Qu’est-ce qui manque aux artistes togolais pour mieux s’exporter ?
Il faudrait que le Togo devienne une des centralités de l’art contemporain, admirée internationalement pour ses capacités créatives. Les temps sont donc à des réflexions nouvelles.
J’ai eu la chance de coopérer avec la maison de vente aux enchères Bonhams à Londres et New york. Aucun artiste togolais n’est coté par rapport aux artistes africains sur la scène internationale à l’instar de Romuald Hazoumé (Benin), El Anatsui (Ghana), Pascale Marthine Tayou (Cameroun), Julie Mehretu (Ethiopie), William Kentridge (Afrique du Sud) etc.
La culture est l’un des piliers du soft power tel qu’il a été́ défini par le politologue de Harvard, Joseph Nye avec les valeurs et la politique étrangère. C’est un des leviers de la puissance. C’est primordial de porter haut cette ressource culturelle et intellectuelle, et de mettre en avant les artistes.
L’élan et la volonté politique peuvent contribuer à construire une école de formation en arts plastiques exactement comme la création du Palais de Lomé, très louable. L’État devrait si possible donner une meilleure visibilité aux artistes togolais en finançant des expositions d’envergure internationale (par exemple, la Biennale de Venise) en collaboration avec des curateurs connus.
Evidemment, des fondations privées pourraient aussi être édifiées pour produire et diffuser l’art contemporain. Elles mettraient ainsi en place une activité de recherche collective dans un esprit coalitionnel avec une assise pédagogique forte et en lien avec la société civile en privilégiant la transmission de connaissances par l’élaboration de gestes artistiques et contextes curatoriaux.
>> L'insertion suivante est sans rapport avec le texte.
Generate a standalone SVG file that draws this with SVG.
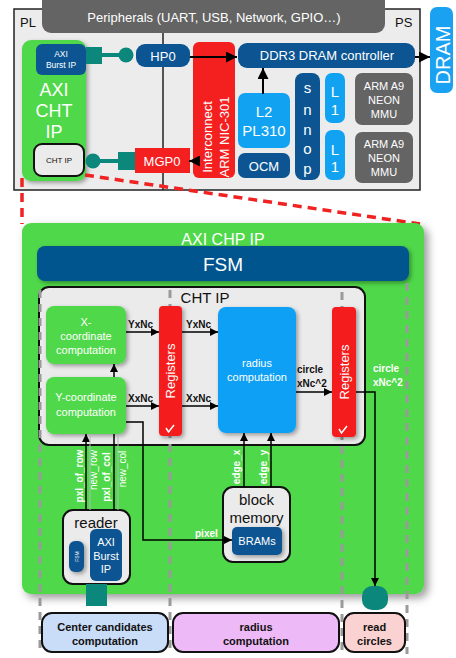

Monsieur Kisito Assangni pense organiser un jour une exposition au Palais de Lomé ?
Naturellement, je réalise des événements artistiques au service des institutions muséales qui m’invitent. Ce serait un privilège de collaborer un jour avec le Palais de Lomé pour organiser une exposition thématique pluridisciplinaire et itinérante rassemblant les artistes diasporiques et locaux.